International Workingmen’s Association 1865

Original Draft Resolution on the Conflict in the Paris Section [235]


Source: MECW, Volume 20, p. 330;
Written: by Karl Marx on March 4, 1865;
First published: in Marx and Engels, Works, 2nd Russian Edition, Vol. 16, Moscow, 1960.


I propose the following resolutions to the Sub-Committee.

1) The present Paris branch Administration, consisting of Citizens Tolain, Fribourg, and Limousin, is confirmed in its functions by the London Central Council, which also expresses them its thanks for their zeal and activity;

2) The adjunction of Citizen Pierre Vinçard to the Paris branch Administration is thought desirable [236] ;

3) While thanking Citizen Lefort for the part he took in the foundation of the International Society, and earnestly wishing for his collaboration, as homme de conseil, with the Paris branch Administration, the London Central Council at the same time consider themselves not entitled to impose Citizen Lefort in any official capacity upon the Paris branch Administration.

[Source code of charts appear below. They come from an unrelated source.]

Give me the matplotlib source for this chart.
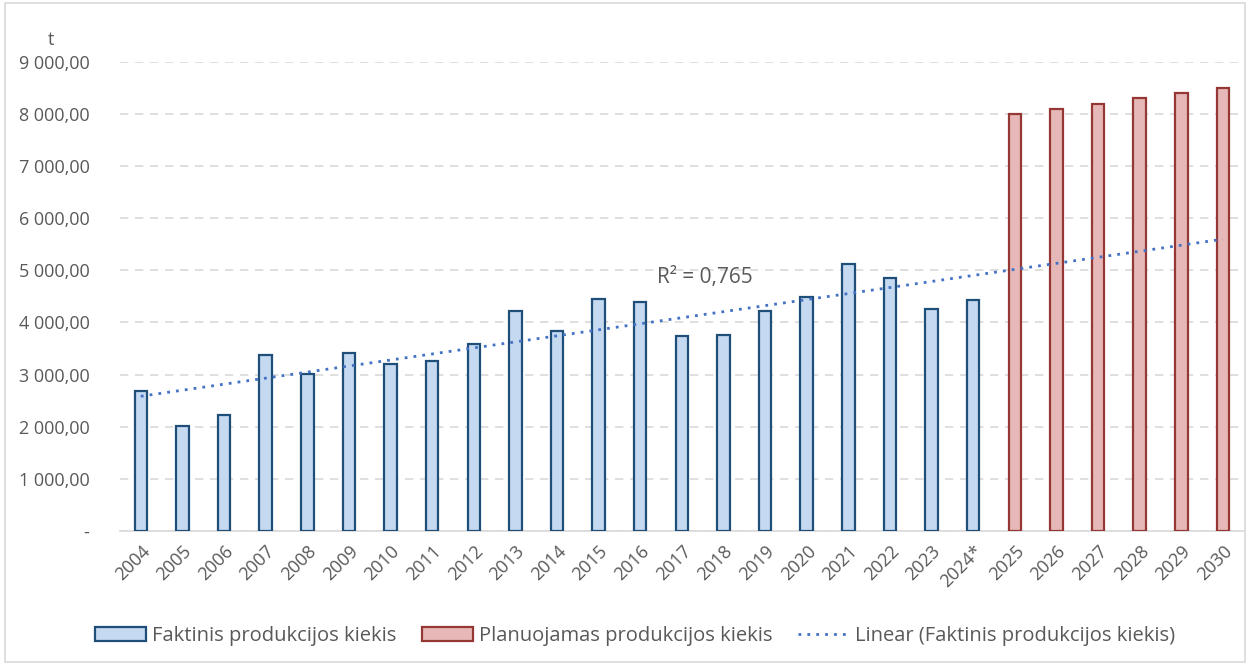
import matplotlib.pyplot as plt
import numpy as np
from matplotlib.patches import Rectangle
from matplotlib.ticker import FuncFormatter

plt.rcParams['font.family'] = ['Open Sans', 'DejaVu Sans']

# data (t)
years_actual = ["2004", "2005", "2006", "2007", "2008", "2009", "2010", "2011", "2012",
                "2013", "2014", "2015", "2016", "2017", "2018", "2019", "2020", "2021",
                "2022", "2023", "2024*"]
actual = [2690, 2020, 2230, 3380, 3020, 3420, 3200, 3270, 3580,
          4220, 3840, 4460, 4400, 3740, 3760, 4220, 4480, 5130,
          4860, 4260, 4440]
years_plan = ["2025", "2026", "2027", "2028", "2029", "2030"]
planned = [8000, 8100, 8200, 8300, 8400, 8500]

labels = years_actual + years_plan
x_act = np.arange(len(actual))
x_plan = np.arange(len(actual), len(labels))

# linear trend on actual values, extended to the last year
coef = np.polyfit(x_act, actual, 1)
x_tr = np.arange(len(labels))
trend = np.polyval(coef, x_tr)

fig = plt.figure(figsize=(12.5, 6.65), dpi=100)
ax = fig.add_axes([0.096, 0.2015, 0.899, 0.7055])

b1 = ax.bar(x_act, actual, width=0.3, color="#c5d9f1", edgecolor="#1f4e79", linewidth=1.6,
            label="Faktinis produkcijos kiekis", zorder=3)
b2 = ax.bar(x_plan, planned, width=0.3, color="#e6b9b8", edgecolor="#953735", linewidth=1.6,
            label="Planuojamas produkcijos kiekis", zorder=3)
ln, = ax.plot(x_tr, trend, linestyle=(0, (1, 2.2)), color="#4472c4", linewidth=2,
              label="Linear (Faktinis produkcijos kiekis)", zorder=4)

ax.set_xlim(-0.5, len(labels) - 0.5)
ax.set_ylim(0, 9000)
ax.set_yticks(np.arange(0, 9001, 1000))


def fmt(v, pos):
    if v == 0:
        return "-"
    return "{:,.2f}".format(v).replace(",", " ").replace(".", ",")


ax.yaxis.set_major_formatter(FuncFormatter(fmt))
ax.set_xticks(x_tr)
ax.set_xticklabels(labels, rotation=45, ha="right", rotation_mode="anchor")
ax.tick_params(axis="both", length=0, labelsize=13, colors="#595959")
ax.tick_params(axis="y", pad=22)
ax.tick_params(axis="x", pad=8)

ax.grid(axis="y", linestyle=(0, (5, 4)), color="#d9d9d9", linewidth=1.2, zorder=0)
for s in ["top", "right", "left"]:
    ax.spines[s].set_visible(False)
ax.spines["bottom"].set_color("#d9d9d9")
ax.spines["bottom"].set_linewidth(1.2)

fig.text(0.041, 0.932, "t", fontsize=13, color="#595959", ha="center")
fig.text(0.564, 0.575, "R² = 0,765", fontsize=15, color="#595959", ha="center")

fig.legend(handles=[b1, b2, ln], loc="center", bbox_to_anchor=(0.508, 0.044), ncol=3,
           frameon=False, fontsize=14.5, labelcolor="#595959", handlelength=2.5,
           columnspacing=1.3, handletextpad=0.3)

fig.add_artist(Rectangle((0.004, 0.004), 0.992, 0.992, transform=fig.transFigure,
                         fill=False, edgecolor="#d9d9d9", linewidth=1.2))

fig.savefig("out.png", dpi=100)
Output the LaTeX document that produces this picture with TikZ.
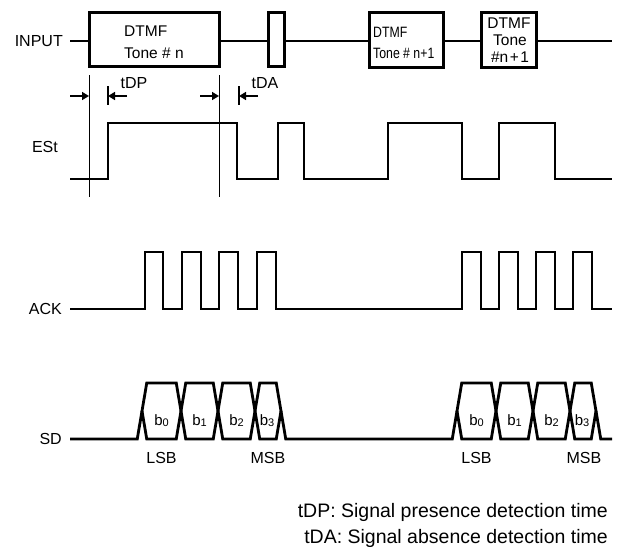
\documentclass[tikz,border=0pt]{standalone}
\usepackage{fontspec}
\setmainfont{Liberation Sans}
\usetikzlibrary{arrows.meta}
\begin{document}
\begin{tikzpicture}[x=1pt,y=-1pt,
  sig/.style={line width=2.8pt, line join=miter},
  boxs/.style={draw, line width=3pt, inner sep=0pt, fill=white},
  lbl/.style={font=\fontsize{16}{18}\selectfont, inner sep=0pt},
  leg/.style={font=\fontsize{19.5}{22}\selectfont, inner sep=0pt},
  boxtxt/.style={font=\fontsize{15.5}{18}\selectfont, inner sep=0pt},
  narrow/.style={font=\fontsize{15}{16}\selectfont, inner sep=0pt, xscale=0.82},
  bitl/.style={font=\fontsize{15}{16}\selectfont, inner sep=0pt},
  thinl/.style={line width=1pt},
  arr/.style={line width=1.6pt, -{Triangle[length=7pt,width=8pt]}},
  tick/.style={line width=1.4pt},
]
\useasboundingbox (0,0) rectangle (619,557);

% ---------- INPUT ----------
\node[lbl, anchor=east] (lin) at (63,41) {INPUT};
\coordinate (inL) at (70,41);
\coordinate (inR) at (612,41);
\node[boxs, minimum width=130pt, minimum height=54pt] (t1) at (154,39) {};
\node[boxs, minimum width=16pt, minimum height=54pt] (t2) at (276,39) {};
\node[boxs, minimum width=74pt, minimum height=55pt] (t3) at (406,39.5) {};
\node[boxs, minimum width=55pt, minimum height=55pt] (t4) at (508.5,39.5) {};
\draw[sig] (inL) -- (inL -| t1.west);
\draw[sig] (inL -| t1.east) -- (inL -| t2.west);
\draw[sig] (inL -| t2.east) -- (inL -| t3.west);
\draw[sig] (inL -| t3.east) -- (inL -| t4.west);
\draw[sig] (inL -| t4.east) -- (inR);

\node[boxtxt, anchor=west] (t1a) at (124,31) {DTMF};
\node[boxtxt, anchor=west] (t1b) at (124,53) {Tone \# n};
\node[narrow, anchor=west] (t3a) at (373,32) {DTMF};
\node[narrow, anchor=west] (t3b) at (373,53) {Tone \# n+1};
\node[boxtxt] (t4a) at (509,23) {DTMF};
\node[boxtxt] (t4b) at (510,40) {Tone};
\node[boxtxt] (t4c) at (510,57) {\#n\hspace{1.5pt}+\hspace{1.5pt}1};

% ---------- timing markers ----------
\coordinate (v1t) at (89,75);  \coordinate (v1b) at (89,197);
\coordinate (v2t) at (219,75); \coordinate (v2b) at (219,197);
\draw[thinl] (v1t) -- (v1b);
\draw[thinl] (v2t) -- (v2b);

\coordinate (a1s) at (70,96);  \coordinate (a1e) at (89,96);
\coordinate (a2s) at (127,96); \coordinate (a2e) at (108,96);
\coordinate (k1t) at (108,86); \coordinate (k1b) at (108,105);
\draw[arr] (a1s) -- (a1e);
\draw[arr] (a2s) -- (a2e);
\draw[tick] (k1t) -- (k1b);
\node[lbl] (ldp) at (134,83) {tDP};

\coordinate (a3s) at (200,96); \coordinate (a3e) at (219,96);
\coordinate (a4s) at (258,96); \coordinate (a4e) at (239,96);
\coordinate (k2t) at (239,86); \coordinate (k2b) at (239,105);
\draw[arr] (a3s) -- (a3e);
\draw[arr] (a4s) -- (a4e);
\draw[tick] (k2t) -- (k2b);
\node[lbl] (lda) at (265,83) {tDA};

% ---------- ESt ----------
\node[lbl, anchor=east] (lest) at (58,147) {ESt};
\draw[sig] (70,179) -- (108,179) -- (108,123) -- (237,123) -- (237,179)
  -- (278,179) -- (278,123) -- (304,123) -- (304,179)
  -- (388,179) -- (388,123) -- (462,123) -- (462,179)
  -- (499,179) -- (499,123) -- (555,123) -- (555,179) -- (612,179);

% ---------- ACK ----------
\node[lbl, anchor=east] (lack) at (62,309) {ACK};
\draw[sig] (70,309)
  -- (145,309) -- (145,252) -- (163,252) -- (163,309)
  -- (182,309) -- (182,252) -- (201,252) -- (201,309)
  -- (219,309) -- (219,252) -- (238,252) -- (238,309)
  -- (257,309) -- (257,252) -- (276,252) -- (276,309)
  -- (462,309) -- (462,252) -- (481,252) -- (481,309)
  -- (499,309) -- (499,252) -- (518,252) -- (518,309)
  -- (536,309) -- (536,252) -- (555,252) -- (555,309)
  -- (573,309) -- (573,252) -- (592,252) -- (592,309)
  -- (612,309);

% ---------- SD ----------
\node[lbl, anchor=east] (lsd) at (62,439) {SD};
\def\L{439}\def\H{383}\def\M{411}\def\w{4.75}
\draw[sig] (70,\L) -- (142-\w,\L) -- (142,\M);
\draw[sig] (281,\M) -- (281+\w,\L) -- (457-\w,\L) -- (457,\M);
\draw[sig] (596,\M) -- (596+\w,\L) -- (612,\L);
\foreach \off in {0,315}{
  \foreach \a/\b in {142/181,181/218,218/255,255/281}{
    \draw[sig] (\a+\off,\M) -- (\a+\off+\w,\H) -- (\b+\off-\w,\H) -- (\b+\off,\M)
      -- (\b+\off-\w,\L) -- (\a+\off+\w,\L) -- cycle;
  }
}
\node[bitl] (g1b0) at (161.5,421) {b\raisebox{-1pt}{\fontsize{11}{11}\selectfont 0}};
\node[bitl] (g1b1) at (199.5,421) {b\raisebox{-1pt}{\fontsize{11}{11}\selectfont 1}};
\node[bitl] (g1b2) at (236.5,421) {b\raisebox{-1pt}{\fontsize{11}{11}\selectfont 2}};
\node[bitl] (g1b3) at (267,421) {b\raisebox{-1pt}{\fontsize{11}{11}\selectfont 3}};
\node[bitl] (g2b0) at (476.5,421) {b\raisebox{-1pt}{\fontsize{11}{11}\selectfont 0}};
\node[bitl] (g2b1) at (514.5,421) {b\raisebox{-1pt}{\fontsize{11}{11}\selectfont 1}};
\node[bitl] (g2b2) at (551.5,421) {b\raisebox{-1pt}{\fontsize{11}{11}\selectfont 2}};
\node[bitl] (g2b3) at (582,421) {b\raisebox{-1pt}{\fontsize{11}{11}\selectfont 3}};
\node[lbl] (lsb1) at (161.5,458) {LSB};
\node[lbl] (msb1) at (268,458) {MSB};
\node[lbl] (lsb2) at (476.5,458) {LSB};
\node[lbl] (msb2) at (584,458) {MSB};

% ---------- legend ----------
\node[leg, anchor=east] (leg1) at (608,512) {tDP: Signal presence detection time};
\node[leg, anchor=east] (leg2) at (608,538) {tDA: Signal absence detection time};
\end{tikzpicture}
\end{document}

4) Citizen Victor Schily is appointed the Paris delegate of the London Central Council.

In this character he has to act only with the Paris branch Administration. He will exercise that droit de surveillance which the Paris branch themselves have thought proper to acknowledge as a necessary attribute of the Central Council under the present political conjuncture. [237]


Notes from MECW

235 This document has survived in Marx’s Notebook and is the Central Council’s draft resolutions submitted by Marx to the Standing Committee (Sub-Committee). The latter discussed the conflict in the Paris Section at its meetings of March 4 and 6, 1865, at which the French delegates Tolain and Limousin were also present. The draft formed the basis of the final text of the resolution on the split in the Paris Section. The resolution itself was adopted, on the Standing Committee’s proposal, by the Central Council on March 7, 1865.

This document was published in English for the first time in The General Council of the First International. 1864-1866, 1962.

236 The coopting of Pierre Vinçard, working-class journalist and veteran of the 1848 Revolution, to the Paris Administration was meant to make the French members of the International familiar with the revolutionary and socialist traditions of the French working class of the 1840s. However, Vinçard did not accept the appointment for personal reasons.

237 In a letter of March 20, 1865 Schily informed Marx that he had refused to accept his appointment as the Central Council representative on the Paris Administration. However, he continued informally, to help Marx and the Council in consolidating the International’s organisation in Paris.